Será possível mudar a escola sem mudar a sociedade?

O ritual veio para ficar e tem o mérito de lançar a discussão sobre a qualidade das nossas escolas e as funções sociais exercidas pela instituição escolar.

A divulgação dos rankings das escolas, a partir dos resultados dos exames, desta vez alargada também ao ensino básico, apesar de ser um exercício altemente imperfeito na sua metodologia, vem lançar de novo no espaço público, uma série de interrogações sobre as desigualdades sociais face à escolarização e a possibilidade de a mesma poder funcionar, ou não, como instrumento de igualização de oportunidades sociais.

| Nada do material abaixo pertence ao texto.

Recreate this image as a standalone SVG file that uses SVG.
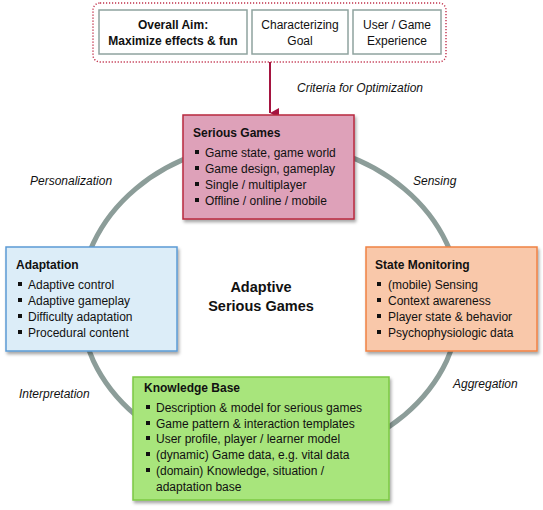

Deixo aqui algumas reflexões que os rankings das escolas básicas e secundárias me permitem alimentar:

1. É de crucial importância que se divulgue informação rigorosa e credível sobre a qualidade educativa das nossas escolas.
Só com produção de conhecimento sobre o funcionamento das nossas escolas e com a divulgação democrática desse mesmo conhecimento, é possível os alunos e as suas famílias escolherem os percursos escolares que melhor correspondam às suas "vocações", assim como perceberem antecipadamente as consequências para os seus destinos sociais e profissionais futuros que resultam das suas escolhas. Uma escolha mais informada é uma escolha mais democrática.

2. Os rankings agora divulgados, porque não levam em conta as condições económicas e sociais de partida dos alunos, que são muito desigualmente repartidas consoante as suas origens sociais, são um instrumento altamente falacioso do desempenho das escolas.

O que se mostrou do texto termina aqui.